Were there a million people on the streets of Dublin that day?  Perhaps, easily there were more than anyone could count, could make sense of if they tried to imagine them as a single unit, we’ve all seen crowds in stadiums, at concerts and rallies, we’ve been crammed shoulder to shoulder with busloads of strangers and waited in endless lines at amusement parks but this was something altogether different.  If there was anything which could earn itself a fair comparison would be a religious pilgrimage, the Hajj at Mecca as a swirling fervor of devotion and praise meets to cement their collective faith, Dublin felt that way only drunken, and unruly filled with incomprehensible people who moved as a great river waiting to sweep away all those who fell in under its pull. 

There is an Irish phrase which you’ve probably never come across, it’s not terribly useful and lacks the cheeky fun of Pog mo thoin, but I like it nonetheless.  Rí rá agus a ruaile buaile ( Ree-Raw Awgus a Roo-lah Boo-lah ) translates into something like a great noise and much movement although more liberal definitions of the term can mean a cacophonous catastrophe, a noise of terrible destruction, or a massively great time.  Language is one of the many things that the Irish play fast and loose with, I think they do it just to mess with the foreigners.  It’s how I would describe the scene in Dublin on St.
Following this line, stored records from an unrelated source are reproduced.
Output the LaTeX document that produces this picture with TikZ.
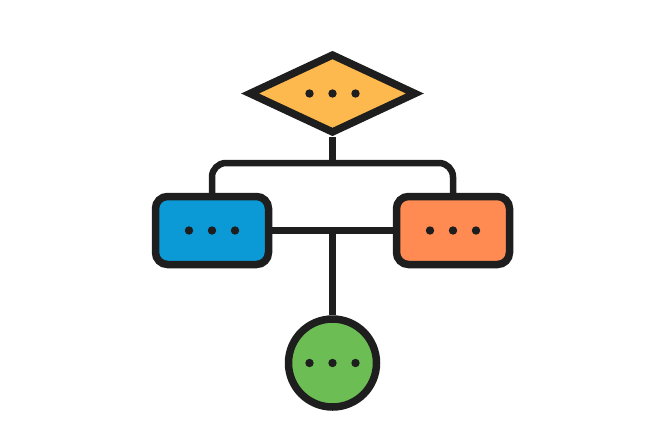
\documentclass[tikz,border=0pt]{standalone}
\usetikzlibrary{shapes.geometric,backgrounds}
\definecolor{ink}{HTML}{1E1E1E}
\definecolor{dyellow}{HTML}{FDB94E}
\definecolor{bblue}{HTML}{0B9AD5}
\definecolor{borange}{HTML}{FF8A52}
\definecolor{cgreen}{HTML}{6DBD55}
\tikzset{
  shapeline/.style={draw=ink, line width=7.5pt},
  conn/.style={draw=ink, line width=6.5pt},
  decision/.style={shapeline, diamond, fill=dyellow, inner sep=0pt, minimum width=168pt, minimum height=80pt},
  procbox/.style={shapeline, rectangle, rounded corners=12pt, inner sep=0pt, minimum width=113pt, minimum height=68pt},
  endcircle/.style={shapeline, circle, fill=cgreen, inner sep=0pt, minimum size=88pt},
  dot/.style={fill=ink}
}
\begin{document}
\begin{tikzpicture}[x=1pt,y=-1pt]
\useasboundingbox (0,0) rectangle (660,432);
\coordinate (j) at (332.5,163);
\coordinate (k) at (332.5,230.5);
\node[decision] (d) at (332.5,93.5) {};
\node[procbox, fill=bblue] (b) at (212,230.5) {};
\node[procbox, fill=borange] (o) at (453,230.5) {};
\node[endcircle] (c) at (332.5,363) {};
\begin{scope}[on background layer]
\draw[conn] (d.south) -- (j);
\draw[conn, rounded corners=14pt] (b.north) |- (j) -| (o.north);
\draw[conn] (b.east) -- (o.west);
\draw[conn] (k) -- (c.north);
\end{scope}
\foreach \n in {d,b,o,c}
  \foreach \dx in {-23,0,23}
    \fill[dot] ([xshift=\dx pt]\n.center) circle (4.2pt);
\end{tikzpicture}
\end{document}
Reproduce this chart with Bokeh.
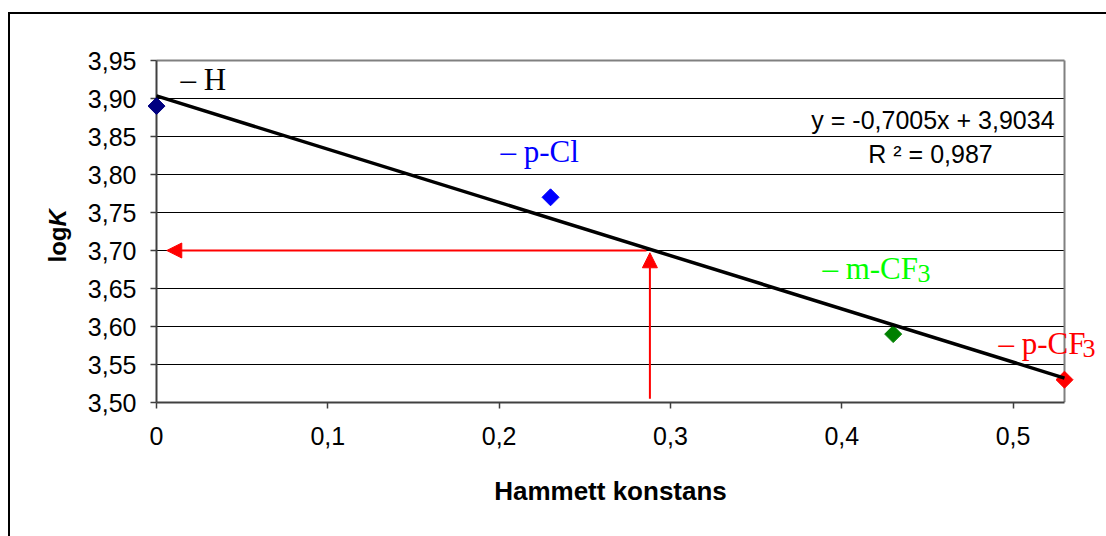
import math
import numpy as np
from bokeh.plotting import figure
from bokeh.models import Range1d, FixedTicker, Label, Arrow, NormalHead
from bokeh.embed import file_html
from bokeh.resources import INLINE

# ---- data ----
substituents = ["– H", "– p-Cl", "– m-CF", "– p-CF"]
subscripts = ["", "", "3", "3"]
sigma = [0.0, 0.23, 0.43, 0.53]
logK = [3.89, 3.77, 3.59, 3.53]
marker_colors = ["#000080", "#0000FF", "#008000", "#FF0000"]
label_colors = ["#000000", "#0000FF", "#00FF00", "#FF0000"]

y_ticks = [3.50, 3.55, 3.60, 3.65, 3.70, 3.75, 3.80, 3.85, 3.90, 3.95]
y_tick_labels = ["3,50", "3,55", "3,60", "3,65", "3,70", "3,75", "3,80", "3,85", "3,90", "3,95"]
x_ticks = [0.0, 0.1, 0.2, 0.3, 0.4, 0.5]
x_tick_labels = ["0", "0,1", "0,2", "0,3", "0,4", "0,5"]

x_min, x_max = 0.0, 0.53
y_min, y_max = 3.50, 3.95

read_sigma = 0.288      # sigma
read_logK = 3.70        # logK
arrow_base_logK = 3.505
arrow_tip_logK = 3.697
arrow_h_start = 0.286
arrow_h_tip = 0.006

# regression
slope, intercept = np.polyfit(sigma, logK, 1)
pred = np.polyval([slope, intercept], sigma)
r2 = 1 - np.sum((np.array(logK) - pred) ** 2) / np.sum((np.array(logK) - np.mean(logK)) ** 2)
eq_text = "y = %sx + %s" % (("%.4f" % slope).replace(".", ","), ("%.4f" % intercept).replace(".", ","))
r2_text = "R ² = %s" % ("%.3f" % r2).replace(".", ",")

# ---- layout ----
PX_PER_X = 1713.2
PX_PER_Y = 760.0
pad_px = 10
pad_x = pad_px / PX_PER_X
pad_y = 2 / PX_PER_Y
W, H = 1098, 524
frame_w = 928
frame_h = 344
mb_left, mb_top = 136, 44

p = figure(width=W, height=H, output_backend="svg", toolbar_location=None,
           x_range=Range1d(x_min - pad_x, x_max + pad_x), y_range=Range1d(y_min, y_max + pad_y),
           min_border_left=mb_left, min_border_top=mb_top,
           min_border_right=W - mb_left - frame_w, min_border_bottom=H - mb_top - frame_h,
           styles={"margin-left": "8px", "margin-top": "12px",
                   "border-left": "2px solid black", "border-top": "2px solid black"})
p.background_fill_color = "white"
p.border_fill_color = "white"
p.outline_line_color = None

p.xgrid.visible = False
p.ygrid.grid_line_color = "black"
p.ygrid.grid_line_width = 1
p.ygrid.ticker = FixedTicker(ticks=y_ticks[:-1])
p.ygrid.cross_bounds = (x_min, x_max)

for ax in (p.xaxis[0], p.yaxis[0]):
    ax.axis_line_color = "#404040"
    ax.axis_line_width = 2
    ax.major_tick_line_color = "#404040"
    ax.major_tick_line_width = 1.5
    ax.major_tick_out = 6
    ax.major_tick_in = 0
    ax.minor_tick_line_color = None
    ax.minor_tick_out = 0
    ax.minor_tick_in = 0
    ax.major_label_text_font = "Liberation Sans"
    ax.major_label_text_font_size = "25px"
    ax.major_label_text_color = "black"

p.xaxis.major_label_standoff = 18
p.yaxis.ticker = FixedTicker(ticks=y_ticks)
p.yaxis.major_label_overrides = {t: l for t, l in zip(y_ticks, y_tick_labels)}
# y axis sits at the frame edge, pad_px left of sigma = 0: shift ticks to sit left of sigma = 0
p.yaxis.axis_line_color = None
p.yaxis.major_tick_out = -(pad_px - 6)
p.yaxis.major_tick_in = pad_px
p.yaxis.major_label_standoff = 10
p.xaxis.ticker = FixedTicker(ticks=x_ticks)
p.xaxis.major_label_overrides = {t: l for t, l in zip(x_ticks, x_tick_labels)}
p.xaxis.bounds = (x_min, x_max)

p.xaxis.axis_label = "Hammett konstans"
p.xaxis.axis_label_text_font = "Liberation Sans"
p.xaxis.axis_label_text_font_style = "bold"
p.xaxis.axis_label_text_font_size = "26px"
p.xaxis.axis_label_text_color = "black"
p.xaxis.axis_label_standoff = 28

# plot-area border (top and right) and y axis line at sigma = 0
p.line([x_min, x_max], [y_max, y_max], line_color="#808080", line_width=2)
p.line([x_max, x_max], [y_min, y_max], line_color="#808080", line_width=2)
p.line([x_min, x_min], [y_min, y_max], line_color="#404040", line_width=2)

# points
p.scatter(sigma, logK, marker="square", angle=math.pi / 4, size=12,
          fill_color=marker_colors, line_color=marker_colors, level="overlay")

# trend line
xs = np.array([min(sigma), max(sigma)])
p.line(xs, slope * xs + intercept, line_color="black", line_width=3.5, level="overlay")

# arrows
head = dict(size=15, fill_color="red", line_color="red")
p.add_layout(Arrow(end=NormalHead(**head), x_start=read_sigma, y_start=arrow_base_logK,
                   x_end=read_sigma, y_end=arrow_tip_logK, line_color="red", line_width=2))
p.add_layout(Arrow(end=NormalHead(**head), x_start=arrow_h_start, y_start=read_logK,
                   x_end=arrow_h_tip, y_end=read_logK, line_color="red", line_width=2))

# substituent labels
label_pos = [(0.014, 3.9092), (0.2008, 3.8145), (0.3887, 3.6605), (0.4915, 3.5618)]
sub_off = [0, 0, 95, 84]
places = ["center", "center", "center", "above"]
sub_places = ["center", "center", "center", "below"]
for (lx, ly), txt, sub, col, so, pl, spl in zip(label_pos, substituents, subscripts,
                                                 label_colors, sub_off, places, sub_places):
    p.add_layout(Label(x=lx, y=ly, y_offset=12, text=txt, text_color=col,
                       text_font="Liberation Serif", text_font_size="31px",
                       text_baseline="alphabetic", text_align="left"), pl)
    if sub:
        p.add_layout(Label(x=lx, y=ly, x_offset=so, y_offset=7, text=sub, text_color=col,
                           text_font="Liberation Serif", text_font_size="26px",
                           text_baseline="alphabetic", text_align="left"), spl)

# equation
p.add_layout(Label(x=0.5242, y=3.8592, y_offset=10, text=eq_text, text_font="Liberation Sans",
                   text_color="black", text_font_size="25px", text_align="right",
                   text_baseline="alphabetic"))
p.add_layout(Label(x=0.4518, y=3.8132, y_offset=10, text=r2_text, text_font="Liberation Sans",
                   text_color="black", text_font_size="25px", text_align="center",
                   text_baseline="alphabetic"))

# y axis label logK (log bold, K bold italic)
p.add_layout(Label(x=-0.0578, y=3.6842, text="log", angle=math.pi / 2, text_font="Liberation Sans",
                   text_color="black", text_font_size="24px", text_font_style="bold",
                   text_align="left", text_baseline="middle"), "left")
p.add_layout(Label(x=-0.0578, y=3.7316, text="K", angle=math.pi / 2, text_font="Liberation Sans",
                   text_color="black", text_font_size="24px", text_font_style="bold italic",
                   text_align="left", text_baseline="middle"), "left")

open("out.html", "w").write(file_html(p, INLINE))
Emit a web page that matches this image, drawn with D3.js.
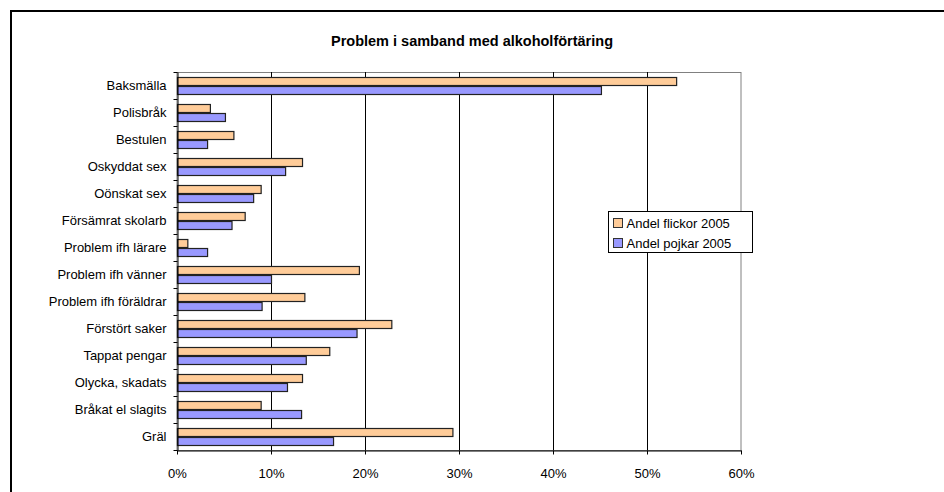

Pat’s without hesitation as every vein of the city was clogged  with sound and color, voices yelling and singing-though the difference was negligible- and a never ending procession of arms and legs working against one another jostling, embracing, expressing, and rollicking to the beat of some intrinsic festival drum.

Dublin on Saint Patrick’s day is a once in a lifetime experience in so far as I feel no need to go through it again, I actually have a problem with big crowds, loud noises, and sensory overload give me something like an anxiety attack and my nerves will quickly fray if I spend too long in the middle of it all.  On that day I took refuge in the many cathedrals of the city which were oddly deserted on that very Catholic holiday, away from the madness my wits returned to me and my sanity was saved by the welcome respite religious sanctuary can offer.  Galway isn’t like that on March 17th, sure people get drunk, there’s a parade, and we all have license to go a bit overboard, but it falls far short of madness, of chaos, of the unbridled exhibition that a big, unfeeling city can get away with once or twice a year.  It’s no rí rá agus a ruaile buaile, and for that I am thankful.